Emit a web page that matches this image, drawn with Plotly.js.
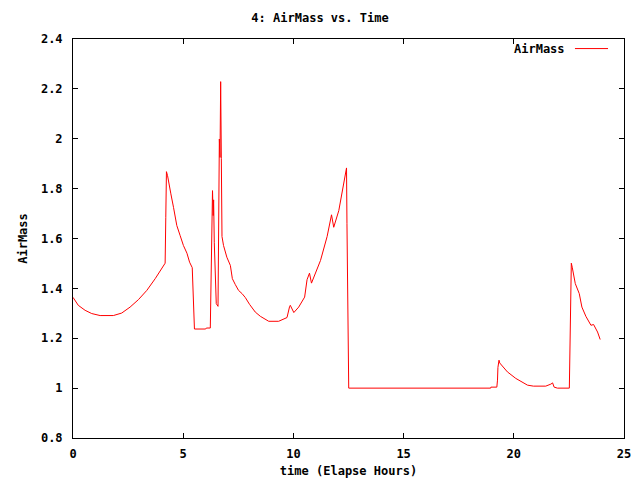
<!DOCTYPE html>
<html>
<head>
<meta charset="utf-8">
<script src="https://cdn.plot.ly/plotly-3.0.1.min.js"></script>
<style>html,body{margin:0;padding:0;background:#fff}#chart{width:640px;height:480px}</style>
</head>
<body>
<div id="chart"></div>
<script>
const timeHours = [
  0.00, 0.24, 0.55, 0.85, 1.23, 1.83, 2.21, 2.59, 2.97, 3.35, 3.73, 4.03, 4.17,
  4.18, 4.21, 4.24, 4.29, 4.33, 4.44, 4.56, 4.71, 4.86, 5.01, 5.17, 5.29, 5.41,
  5.44, 5.47, 5.51, 6.02, 6.05, 6.23, 6.26, 6.29, 6.33, 6.36, 6.38, 6.41, 6.45,
  6.50, 6.58, 6.61, 6.64, 6.67, 6.70, 6.73, 6.76, 6.83, 6.98, 7.14, 7.23, 7.36,
  7.51, 7.67, 7.82, 8.01, 8.27, 8.50, 8.88, 9.33, 9.71, 9.83, 9.86, 10.02, 10.24,
  10.51, 10.62, 10.73, 10.82, 11.23, 11.53, 11.73, 11.83, 12.06, 12.29, 12.41,
  12.43, 12.47, 12.51, 18.95, 18.96, 19.23, 19.26, 19.28, 19.33, 19.36, 19.71,
  20.09, 20.62, 20.89, 21.45, 21.68, 21.76, 21.83, 21.98, 22.52, 22.55, 22.58,
  22.61, 22.65, 22.79, 22.97, 23.09, 23.27, 23.50, 23.62, 23.80, 23.92
];
const airMass = [
  1.364, 1.332, 1.312, 1.299, 1.291, 1.291, 1.301, 1.325, 1.355, 1.392, 1.439, 1.483, 1.501,
  1.501, 1.685, 1.868, 1.852, 1.829, 1.779, 1.725, 1.652, 1.612, 1.572, 1.541, 1.505, 1.483,
  1.416, 1.332, 1.237, 1.237, 1.241, 1.241, 1.379, 1.652, 1.792, 1.692, 1.755, 1.585, 1.419,
  1.339, 1.328, 1.552, 1.999, 1.925, 2.229, 1.920, 1.608, 1.572, 1.525, 1.492, 1.439, 1.416,
  1.392, 1.379, 1.363, 1.336, 1.305, 1.288, 1.268, 1.268, 1.283, 1.328, 1.332, 1.303, 1.325,
  1.365, 1.435, 1.461, 1.421, 1.512, 1.608, 1.695, 1.645, 1.712, 1.832, 1.883,
  1.661, 1.221, 1.000, 1.000, 1.004, 1.004, 1.032, 1.083, 1.112, 1.101, 1.065,
  1.039, 1.012, 1.008, 1.008, 1.016, 1.021, 1.004, 1.000, 1.000, 1.125, 1.372,
  1.501, 1.485, 1.419, 1.379, 1.325, 1.288, 1.252, 1.255, 1.225, 1.195
];
const seriesName = 'AirMass';
const xTickVals = [0, 5, 10, 15, 20, 25];
const yTickVals = [0.8, 1, 1.2, 1.4, 1.6, 1.8, 2, 2.2, 2.4];
const yTickText = ['0.8', '1', '1.2', '1.4', '1.6', '1.8', '2', '2.2', '2.4'];

const font = {family: 'DejaVu Sans Mono, monospace', size: 12, color: '#000', weight: 'bold'};

const trace = {
  x: timeHours, y: airMass, type: 'scatter', mode: 'lines', name: seriesName,
  line: {color: '#ff0000', width: 1}, showlegend: false
};

const axisCommon = {
  showline: true, linecolor: '#000', linewidth: 1, mirror: 'ticks',
  ticks: 'inside', ticklen: 5, tickcolor: '#000', showgrid: false, zeroline: false,
  tickfont: font
};

const layout = {
  width: 640, height: 480,
  margin: {l: 73, r: 16, t: 39, b: 42},
  paper_bgcolor: '#fff', plot_bgcolor: '#fff',
  font: font,
  title: {text: '4: AirMass vs. Time', font: font, x: 0.5, xanchor: 'center', y: 0.962, yanchor: 'middle'},
  xaxis: Object.assign({}, axisCommon, {
    range: [0, 25], tickvals: xTickVals, ticktext: xTickVals.map(String),
    ticklabelstandoff: 5,
    title: {text: 'time (Elapse Hours)', font: font, standoff: 6}
  }),
  yaxis: Object.assign({}, axisCommon, {
    range: [0.8, 2.4], tickvals: yTickVals, ticktext: yTickText,
    ticklabelstandoff: 7,
    title: {text: 'AirMass', font: font, standoff: 10}
  }),
  showlegend: false,
  annotations: [{
    xref: 'paper', yref: 'paper', x: 0.897, y: 0.976, xanchor: 'right', yanchor: 'middle',
    text: seriesName, showarrow: false, font: font
  }],
  shapes: [{
    type: 'line', xref: 'paper', yref: 'paper', x0: 0.911, x1: 0.971, y0: 0.976, y1: 0.976,
    line: {color: '#ff0000', width: 1}
  }]
};

Plotly.newPlot('chart', [trace], layout, {displayModeBar: false, staticPlot: true});
</script>
</body>
</html>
════════════════
» SHORT EXERCISE
Without the pictures, repeat the listing above exactly.

» ANSWER TO THIS EXERCISE
Emit a web page that matches this image, drawn with Plotly.js.
<!DOCTYPE html>
<html>
<head>
<meta charset="utf-8">
<script src="https://cdn.plot.ly/plotly-3.0.1.min.js"></script>
<style>html,body{margin:0;padding:0;background:#fff}#chart{width:640px;height:480px}</style>
</head>
<body>
<div id="chart"></div>
<script>
const timeHours = [
  0.00, 0.24, 0.55, 0.85, 1.23, 1.83, 2.21, 2.59, 2.97, 3.35, 3.73, 4.03, 4.17,
  4.18, 4.21, 4.24, 4.29, 4.33, 4.44, 4.56, 4.71, 4.86, 5.01, 5.17, 5.29, 5.41,
  5.44, 5.47, 5.51, 6.02, 6.05, 6.23, 6.26, 6.29, 6.33, 6.36, 6.38, 6.41, 6.45,
  6.50, 6.58, 6.61, 6.64, 6.67, 6.70, 6.73, 6.76, 6.83, 6.98, 7.14, 7.23, 7.36,
  7.51, 7.67, 7.82, 8.01, 8.27, 8.50, 8.88, 9.33, 9.71, 9.83, 9.86, 10.02, 10.24,
  10.51, 10.62, 10.73, 10.82, 11.23, 11.53, 11.73, 11.83, 12.06, 12.29, 12.41,
  12.43, 12.47, 12.51, 18.95, 18.96, 19.23, 19.26, 19.28, 19.33, 19.36, 19.71,
  20.09, 20.62, 20.89, 21.45, 21.68, 21.76, 21.83, 21.98, 22.52, 22.55, 22.58,
  22.61, 22.65, 22.79, 22.97, 23.09, 23.27, 23.50, 23.62, 23.80, 23.92
];
const airMass = [
  1.364, 1.332, 1.312, 1.299, 1.291, 1.291, 1.301, 1.325, 1.355, 1.392, 1.439, 1.483, 1.501,
  1.501, 1.685, 1.868, 1.852, 1.829, 1.779, 1.725, 1.652, 1.612, 1.572, 1.541, 1.505, 1.483,
  1.416, 1.332, 1.237, 1.237, 1.241, 1.241, 1.379, 1.652, 1.792, 1.692, 1.755, 1.585, 1.419,
  1.339, 1.328, 1.552, 1.999, 1.925, 2.229, 1.920, 1.608, 1.572, 1.525, 1.492, 1.439, 1.416,
  1.392, 1.379, 1.363, 1.336, 1.305, 1.288, 1.268, 1.268, 1.283, 1.328, 1.332, 1.303, 1.325,
  1.365, 1.435, 1.461, 1.421, 1.512, 1.608, 1.695, 1.645, 1.712, 1.832, 1.883,
  1.661, 1.221, 1.000, 1.000, 1.004, 1.004, 1.032, 1.083, 1.112, 1.101, 1.065,
  1.039, 1.012, 1.008, 1.008, 1.016, 1.021, 1.004, 1.000, 1.000, 1.125, 1.372,
  1.501, 1.485, 1.419, 1.379, 1.325, 1.288, 1.252, 1.255, 1.225, 1.195
];
const seriesName = 'AirMass';
const xTickVals = [0, 5, 10, 15, 20, 25];
const yTickVals = [0.8, 1, 1.2, 1.4, 1.6, 1.8, 2, 2.2, 2.4];
const yTickText = ['0.8', '1', '1.2', '1.4', '1.6', '1.8', '2', '2.2', '2.4'];

const font = {family: 'DejaVu Sans Mono, monospace', size: 12, color: '#000', weight: 'bold'};

const trace = {
  x: timeHours, y: airMass, type: 'scatter', mode: 'lines', name: seriesName,
  line: {color: '#ff0000', width: 1}, showlegend: false
};

const axisCommon = {
  showline: true, linecolor: '#000', linewidth: 1, mirror: 'ticks',
  ticks: 'inside', ticklen: 5, tickcolor: '#000', showgrid: false, zeroline: false,
  tickfont: font
};

const layout = {
  width: 640, height: 480,
  margin: {l: 73, r: 16, t: 39, b: 42},
  paper_bgcolor: '#fff', plot_bgcolor: '#fff',
  font: font,
  title: {text: '4: AirMass vs. Time', font: font, x: 0.5, xanchor: 'center', y: 0.962, yanchor: 'middle'},
  xaxis: Object.assign({}, axisCommon, {
    range: [0, 25], tickvals: xTickVals, ticktext: xTickVals.map(String),
    ticklabelstandoff: 5,
    title: {text: 'time (Elapse Hours)', font: font, standoff: 6}
  }),
  yaxis: Object.assign({}, axisCommon, {
    range: [0.8, 2.4], tickvals: yTickVals, ticktext: yTickText,
    ticklabelstandoff: 7,
    title: {text: 'AirMass', font: font, standoff: 10}
  }),
  showlegend: false,
  annotations: [{
    xref: 'paper', yref: 'paper', x: 0.897, y: 0.976, xanchor: 'right', yanchor: 'middle',
    text: seriesName, showarrow: false, font: font
  }],
  shapes: [{
    type: 'line', xref: 'paper', yref: 'paper', x0: 0.911, x1: 0.971, y0: 0.976, y1: 0.976,
    line: {color: '#ff0000', width: 1}
  }]
};

Plotly.newPlot('chart', [trace], layout, {displayModeBar: false, staticPlot: true});
</script>
</body>
</html>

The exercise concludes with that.